The various commissions you’ve worked on allow you to further open up your practice and be seen by different audiences. Which have been personal highlights for you?
The first commissioned work I did was the set for Roksanda’s fashion show in London in 2018. I was working at home and painting on huge panels in a short period of time. The support was different, the technique, the size. The day before the show I went to London to install the decor, panels of painted fabrics in the space, reshaping and creating a different world. During the show my work clearly became a part of the whole presentation, the set and clothes reciprocally highlighting each other. Being commissioned and working with other people is great for melting different arts and techniques.

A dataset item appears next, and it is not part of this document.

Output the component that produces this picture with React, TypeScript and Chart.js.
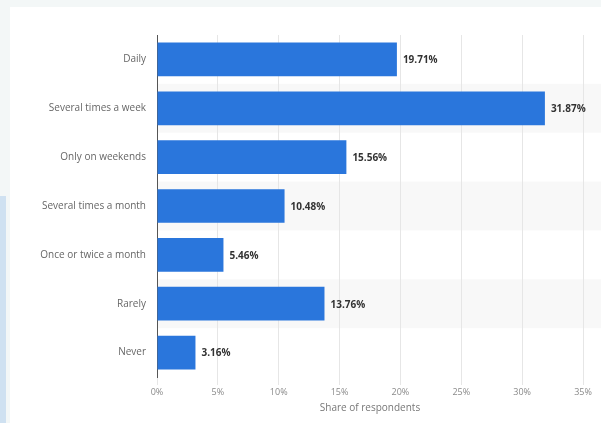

Each time I am forced to look further, to dare to explore other techniques, other supports and especially often faster timings. They’re great chances for me to evolve.
Who or what were some of your earliest influences?
Pina Bausch. Her gestures and her presence moves me so much. As a kid, I liked Jean Tinguely (Swiss sculptor), and Nikki de Saint Phalle (French-American sculptor), both for their joyful and playful work and later for their collaboration as an “artist couple.”
What is your favorite dance-inspired painting and why?
In its way (even if it is not a real “dance”) I will say any painting by Pollock. Because it’s raw, spontaneous, urgent, like a shout or a song, becoming an incredible beautiful mess.
What are you currently working on?
I just finished packing paintings for a solo show entitled “Fugue” that will take place in Paris this month, and I also have two other solo exhibitions planned for this year: one in Milan in mid-September, and one at the Mary MacGill Gallery in Germantown, New York in October entitled “The Importance of Pink,” but there are no fixed dates for those yet.
Caroline’s solo exhibition “Fugue” will be in Paris at the DoubleV Gallery, 37 Rue Chapon, from May 10th for private viewings only, and open to the public from May 20th to June 10th 2021.